• What to do: Quote the listing in full, exactly as given, minus any pictures.

• Given information:
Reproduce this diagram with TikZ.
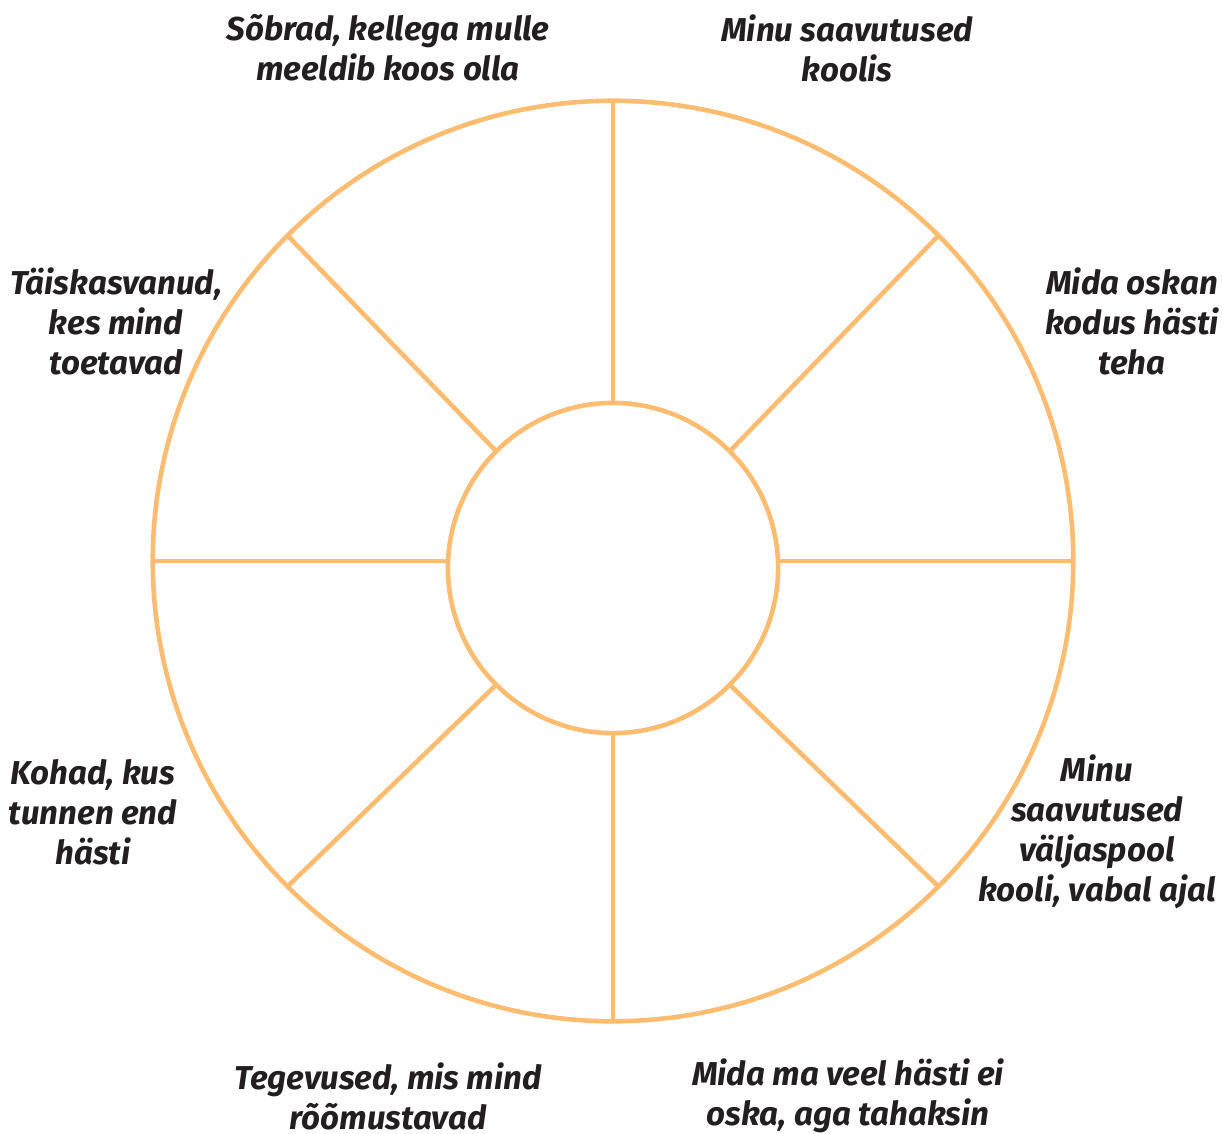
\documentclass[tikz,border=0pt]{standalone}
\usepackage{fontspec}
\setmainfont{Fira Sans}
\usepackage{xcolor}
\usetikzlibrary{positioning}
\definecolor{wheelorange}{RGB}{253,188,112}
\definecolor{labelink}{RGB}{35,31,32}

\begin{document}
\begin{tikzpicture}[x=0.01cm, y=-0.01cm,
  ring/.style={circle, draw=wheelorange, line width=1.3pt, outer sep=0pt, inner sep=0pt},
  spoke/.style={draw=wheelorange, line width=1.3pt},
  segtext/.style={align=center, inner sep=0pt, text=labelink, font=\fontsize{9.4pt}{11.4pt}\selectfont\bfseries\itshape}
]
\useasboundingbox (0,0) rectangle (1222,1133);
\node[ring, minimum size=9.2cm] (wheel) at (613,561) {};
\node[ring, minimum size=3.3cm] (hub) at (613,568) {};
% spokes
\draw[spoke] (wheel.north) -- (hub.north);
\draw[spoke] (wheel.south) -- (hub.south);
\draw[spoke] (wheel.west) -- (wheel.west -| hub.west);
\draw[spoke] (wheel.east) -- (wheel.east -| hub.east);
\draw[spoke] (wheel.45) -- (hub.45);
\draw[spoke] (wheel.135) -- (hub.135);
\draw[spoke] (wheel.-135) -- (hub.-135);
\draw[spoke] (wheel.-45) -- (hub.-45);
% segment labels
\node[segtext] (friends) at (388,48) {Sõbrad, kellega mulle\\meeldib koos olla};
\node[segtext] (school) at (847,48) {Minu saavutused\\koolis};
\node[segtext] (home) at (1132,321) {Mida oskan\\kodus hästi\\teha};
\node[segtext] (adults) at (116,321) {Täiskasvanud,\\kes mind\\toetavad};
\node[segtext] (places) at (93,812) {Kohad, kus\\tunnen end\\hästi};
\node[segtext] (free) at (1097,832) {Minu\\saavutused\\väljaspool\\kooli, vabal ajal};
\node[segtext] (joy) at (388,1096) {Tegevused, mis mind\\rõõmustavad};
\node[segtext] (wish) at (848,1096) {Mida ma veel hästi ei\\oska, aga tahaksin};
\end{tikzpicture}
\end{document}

• Written reply:
Reproduce this diagram with TikZ.
\documentclass[tikz,border=0pt]{standalone}
\usepackage{fontspec}
\setmainfont{Fira Sans}
\usepackage{xcolor}
\usetikzlibrary{positioning}
\definecolor{wheelorange}{RGB}{253,188,112}
\definecolor{labelink}{RGB}{35,31,32}

\begin{document}
\begin{tikzpicture}[x=0.01cm, y=-0.01cm,
  ring/.style={circle, draw=wheelorange, line width=1.3pt, outer sep=0pt, inner sep=0pt},
  spoke/.style={draw=wheelorange, line width=1.3pt},
  segtext/.style={align=center, inner sep=0pt, text=labelink, font=\fontsize{9.4pt}{11.4pt}\selectfont\bfseries\itshape}
]
\useasboundingbox (0,0) rectangle (1222,1133);
\node[ring, minimum size=9.2cm] (wheel) at (613,561) {};
\node[ring, minimum size=3.3cm] (hub) at (613,568) {};
% spokes
\draw[spoke] (wheel.north) -- (hub.north);
\draw[spoke] (wheel.south) -- (hub.south);
\draw[spoke] (wheel.west) -- (wheel.west -| hub.west);
\draw[spoke] (wheel.east) -- (wheel.east -| hub.east);
\draw[spoke] (wheel.45) -- (hub.45);
\draw[spoke] (wheel.135) -- (hub.135);
\draw[spoke] (wheel.-135) -- (hub.-135);
\draw[spoke] (wheel.-45) -- (hub.-45);
% segment labels
\node[segtext] (friends) at (388,48) {Sõbrad, kellega mulle\\meeldib koos olla};
\node[segtext] (school) at (847,48) {Minu saavutused\\koolis};
\node[segtext] (home) at (1132,321) {Mida oskan\\kodus hästi\\teha};
\node[segtext] (adults) at (116,321) {Täiskasvanud,\\kes mind\\toetavad};
\node[segtext] (places) at (93,812) {Kohad, kus\\tunnen end\\hästi};
\node[segtext] (free) at (1097,832) {Minu\\saavutused\\väljaspool\\kooli, vabal ajal};
\node[segtext] (joy) at (388,1096) {Tegevused, mis mind\\rõõmustavad};
\node[segtext] (wish) at (848,1096) {Mida ma veel hästi ei\\oska, aga tahaksin};
\end{tikzpicture}
\end{document}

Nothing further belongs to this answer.